Ömür boyu hücre hapsi yemiş insana bile seyretmesini tavsiye etmeyeceğim film(?)dir.
sinemadan soğudum yenmederim.
değişik bir film. aslında tamamiyle 4s kuralı üzerine kurulu bi film. ama kendini asan adamın bakkalda yaptığı konuşma cidden içler acısıydı. bana hayatta nasıl bi yere gelmeye çalışmamıızı, sürekli bir şeyler istediğimizi ve sürekli birilerini memnun etmeye çalıştığımızı anlattı.

filmin en canımı alan yeri ise 59. dakika ile 69. dakika arasında zeynep’in mehmet’e olan aşkını anlattığı sahne. çoğumuzun başına gelmiştir zaten öyle bir şey.
hayat akarken tarzı işlenmeye çalışılan bir filmdir. filmde birçok fikir bir araya konulmuş, korkak ve dürüst olmak ile cesur ve hayvan olmak ikilemi işlenmiştir. birkaç çeşit toplumda görebileceğimiz insan çeşidine yer verilmiştir. mesela farklı biri, filmin başrolündeki ali karakteridir. ali gibi insanlara toplumda pek rastlamazsınız, rastlasanız da onun iç dünyasını, düşündüklerini tahmin etmeye kafa yormazsınız. yormazsınız, çünkü sıkıcı gelir. monoton bir hayat, acaba ne olur kuşkusuyla korkarak içe atılan sözler, insanların sizi ezmesine izin vermeniz.

şahit yazarlar diye bazen biz de susmuyor muyuz gördüğümüz şeylere. karı ile koca arasına girilmez inancı, ya da tecavüze uğrayan insana müdahale edememek mesela. gerçekten güzel ayrıntılardı. bakkala gelen adam, haklıydı, dedikleri doğruydu. insanlar çok değişti, herkes birbirinden bir şey bekliyor, o kadar hızlı yaşıyoruz ki kendimizden kaçıyoruz. ve adam yardım istedi, ali yardım etmedi. çünkü korktu ya da genel olarak karakteri öyleydi. bu noktada aklıma filmdeki bir eksiklik geliyor, neden içç konuşmalar yok? ali adama neden yardım etmedi? hepimizin bildiği gibi iç konuşmalarımızı susturamıyoruz ve ne kadar istersek isteyelim, içimizden konuşuyoruz. ali içinden ne konuşuyor anlamıyorum ama orada çok hazine olduğu kesin.
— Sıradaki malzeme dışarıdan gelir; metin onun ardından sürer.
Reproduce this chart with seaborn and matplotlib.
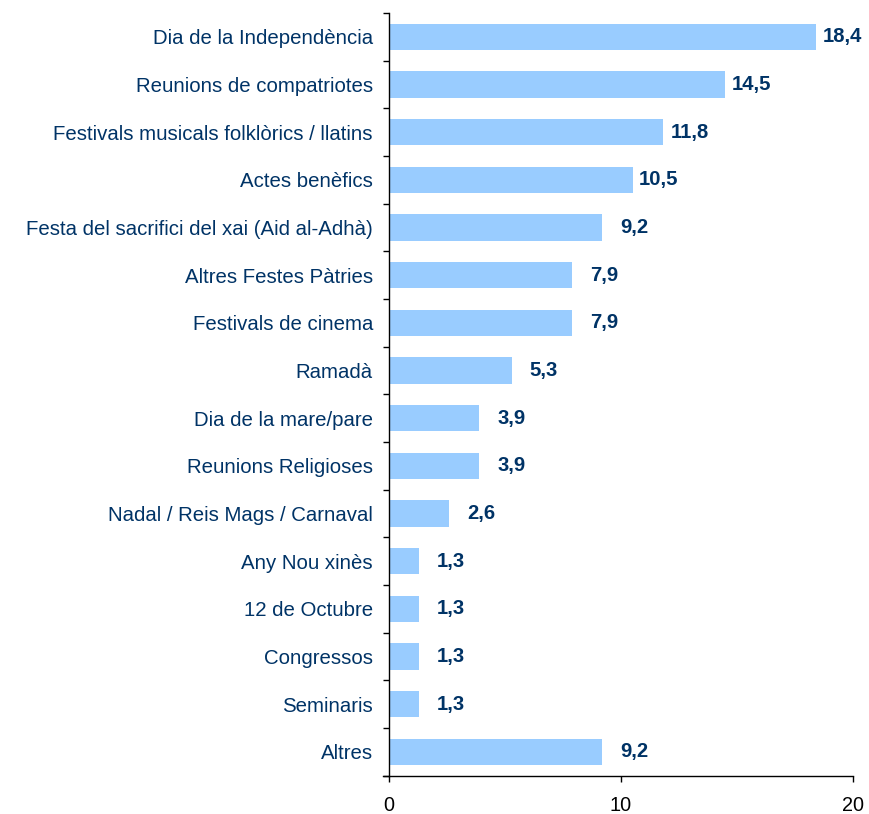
import matplotlib
matplotlib.use("Agg")
import matplotlib.pyplot as plt
import seaborn as sns
import pandas as pd
import numpy as np
from matplotlib.ticker import FixedLocator

categories = [
    "Dia de la Independència",
    "Reunions de compatriotes",
    "Festivals musicals folklòrics / llatins",
    "Actes benèfics",
    "Festa del sacrifici del xai (Aid al-Adhà)",
    "Altres Festes Pàtries",
    "Festivals de cinema",
    "Ramadà",
    "Dia de la mare/pare",
    "Reunions Religioses",
    "Nadal / Reis Mags / Carnaval",
    "Any Nou xinès",
    "12 de Octubre",
    "Congressos",
    "Seminaris",
    "Altres",
]
values = [18.4, 14.5, 11.8, 10.5, 9.2, 7.9, 7.9, 5.3, 3.9, 3.9, 2.6, 1.3, 1.3, 1.3, 1.3, 9.2]
xticks = [0, 10, 20]

df = pd.DataFrame({"cat": categories, "val": values})

sns.set_style("white")
plt.rcParams["font.family"] = ["Liberation Sans", "DejaVu Sans"]

fig = plt.figure(figsize=(8.69, 8.14), dpi=100)
ax = fig.add_axes([0.4476, 0.047, 0.9816 - 0.4476, 0.937])

sns.barplot(data=df, x="val", y="cat", color="#99CCFF", saturation=1,
            width=0.55, ax=ax, edgecolor="none")

label_color = "#003366"
xmax = 20
for i, v in enumerate(values):
    # value labels right-aligned a fixed distance past the bar end
    ax.annotate(f"{v:.1f}".replace(".", ","), xy=(v, i), xytext=(33, 0),
                textcoords="offset points", va="center", ha="right",
                fontsize=14.6, fontweight="bold", color=label_color,
                annotation_clip=False)

ax.set_xlim(0, xmax)
ax.set_ylim(len(categories) - 0.5, -0.5)
ax.set_xticks(xticks)
ax.set_xticklabels([str(t) for t in xticks], fontsize=14.3, color="black")
ax.set_yticks(range(len(categories)))
ax.set_yticklabels(categories, fontsize=14.7, color=label_color)
ax.yaxis.set_minor_locator(FixedLocator(np.arange(-0.5, len(categories), 1)))
ax.tick_params(axis="y", which="major", left=False, length=0, pad=11.5)
ax.tick_params(axis="y", which="minor", left=True, length=4.3, width=1,
               color="black", direction="out")
ax.tick_params(axis="x", which="major", bottom=True, length=4.3, width=1,
               color="black", direction="out", pad=10)
ax.set_xlabel("")
ax.set_ylabel("")

for s in ["top", "right"]:
    ax.spines[s].set_visible(False)
for s in ["left", "bottom"]:
    ax.spines[s].set_color("black")
    ax.spines[s].set_linewidth(1)
ax.spines["bottom"].set_bounds(-0.27, xmax)

fig.savefig("out.png", dpi=100, facecolor="white")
filmde aşkı da irdelemiş. zeynep' in sevdiği mehmet karakteri tam bir odun. fakat zeynep seviyor bu adamı, acaba sevgi bu mu? ya da aşk? yoksa bu bağımlılık mı? bence bu bir aşk değil, bu bir ten çekimi olabilir, ya da insanın tecavüzcüsüne aşık olması gibi bir şey. ali aşık olunabilecek biri değildi bence. ama mehmet hiç değildi. kızlar neden kendilerine kötü davranan birine aşık olur? ya da zeynep' in mehmet' in bağlama çaldığı için iyi biri olduğuna inanması ve daha sonra ondan dayak yemesi ama onu bırakamaması kendi içinde çelişmez mi? genelde birçok erkek düşünür bunu, neden kızlara kötü davranan hayvanların sevgilisi var da benim yok şeklinde.

hayat iyilere göre kötü bir yer mi? iyiler cesur değil midir? olamaz mı? insanlar bencil mi olmak zorunda? bu soruları hatırlattı bu film bana. aslında insanlık tarihinden beri var olan soruları tekrar sundu. peki çözüm bulabildi mi, hayır. sadece gösterdi.
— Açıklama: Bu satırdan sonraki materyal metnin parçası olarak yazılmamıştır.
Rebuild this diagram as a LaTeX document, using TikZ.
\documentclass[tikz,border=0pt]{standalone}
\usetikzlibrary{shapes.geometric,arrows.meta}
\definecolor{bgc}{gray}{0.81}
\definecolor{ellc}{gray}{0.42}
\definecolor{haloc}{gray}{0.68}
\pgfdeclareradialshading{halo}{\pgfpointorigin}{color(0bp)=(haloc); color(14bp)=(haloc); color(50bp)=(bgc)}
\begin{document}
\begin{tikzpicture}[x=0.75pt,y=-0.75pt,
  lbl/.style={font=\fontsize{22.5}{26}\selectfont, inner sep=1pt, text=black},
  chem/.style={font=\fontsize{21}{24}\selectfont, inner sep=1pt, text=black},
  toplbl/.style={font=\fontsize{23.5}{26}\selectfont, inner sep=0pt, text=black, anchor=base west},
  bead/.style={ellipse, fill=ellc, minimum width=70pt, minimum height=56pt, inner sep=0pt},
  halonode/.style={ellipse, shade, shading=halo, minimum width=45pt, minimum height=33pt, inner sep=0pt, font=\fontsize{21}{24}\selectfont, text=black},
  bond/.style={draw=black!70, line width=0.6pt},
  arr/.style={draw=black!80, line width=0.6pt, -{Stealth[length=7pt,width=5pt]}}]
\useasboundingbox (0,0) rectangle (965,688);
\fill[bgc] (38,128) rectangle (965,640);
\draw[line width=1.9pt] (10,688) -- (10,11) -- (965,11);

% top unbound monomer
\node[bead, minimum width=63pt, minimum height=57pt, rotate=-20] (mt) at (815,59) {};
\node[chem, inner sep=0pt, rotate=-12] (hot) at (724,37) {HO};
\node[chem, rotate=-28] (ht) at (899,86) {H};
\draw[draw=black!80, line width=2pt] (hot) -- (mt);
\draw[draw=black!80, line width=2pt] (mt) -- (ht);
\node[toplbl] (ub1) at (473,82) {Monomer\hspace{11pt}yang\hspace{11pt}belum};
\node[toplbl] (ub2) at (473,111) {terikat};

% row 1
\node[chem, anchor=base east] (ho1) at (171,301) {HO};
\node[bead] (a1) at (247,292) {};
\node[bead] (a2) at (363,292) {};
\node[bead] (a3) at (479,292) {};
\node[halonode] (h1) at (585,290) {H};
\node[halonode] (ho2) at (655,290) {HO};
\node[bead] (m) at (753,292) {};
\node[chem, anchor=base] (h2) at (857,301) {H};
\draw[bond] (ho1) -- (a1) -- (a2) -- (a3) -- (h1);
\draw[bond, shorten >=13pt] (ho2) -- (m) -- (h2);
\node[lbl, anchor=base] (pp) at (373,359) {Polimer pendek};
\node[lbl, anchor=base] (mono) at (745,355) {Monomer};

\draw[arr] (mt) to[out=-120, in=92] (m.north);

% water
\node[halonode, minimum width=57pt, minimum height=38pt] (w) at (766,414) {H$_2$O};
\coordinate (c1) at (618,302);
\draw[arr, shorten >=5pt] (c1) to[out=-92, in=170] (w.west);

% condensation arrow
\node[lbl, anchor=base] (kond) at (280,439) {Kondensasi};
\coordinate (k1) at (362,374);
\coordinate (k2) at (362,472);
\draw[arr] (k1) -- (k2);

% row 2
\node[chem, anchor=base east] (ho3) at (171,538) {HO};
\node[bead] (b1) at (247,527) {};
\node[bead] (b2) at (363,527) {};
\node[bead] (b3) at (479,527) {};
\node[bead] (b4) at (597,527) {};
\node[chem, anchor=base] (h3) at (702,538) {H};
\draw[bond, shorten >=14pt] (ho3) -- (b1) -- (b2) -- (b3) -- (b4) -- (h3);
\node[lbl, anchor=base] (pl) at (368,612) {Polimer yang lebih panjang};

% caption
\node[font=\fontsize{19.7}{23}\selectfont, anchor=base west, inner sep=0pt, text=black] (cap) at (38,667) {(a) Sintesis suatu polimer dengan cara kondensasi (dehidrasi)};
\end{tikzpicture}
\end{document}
aşk insanı büyütür. ali' nin bu sekiz günden sonraki hayatı böyle olmayacak. değişecek. belki daha cesur biri olacak ve hayatı daha iyi anlayacak. o değil de kiracısının ağzına bir tane çaksa içimin yağları eriyecekti. bir adam nasıl bu kadar itici ve ruhsuz olabilir? yaşadığı hayat çok doyumsuzdur bence. toplumda böyleleri de var.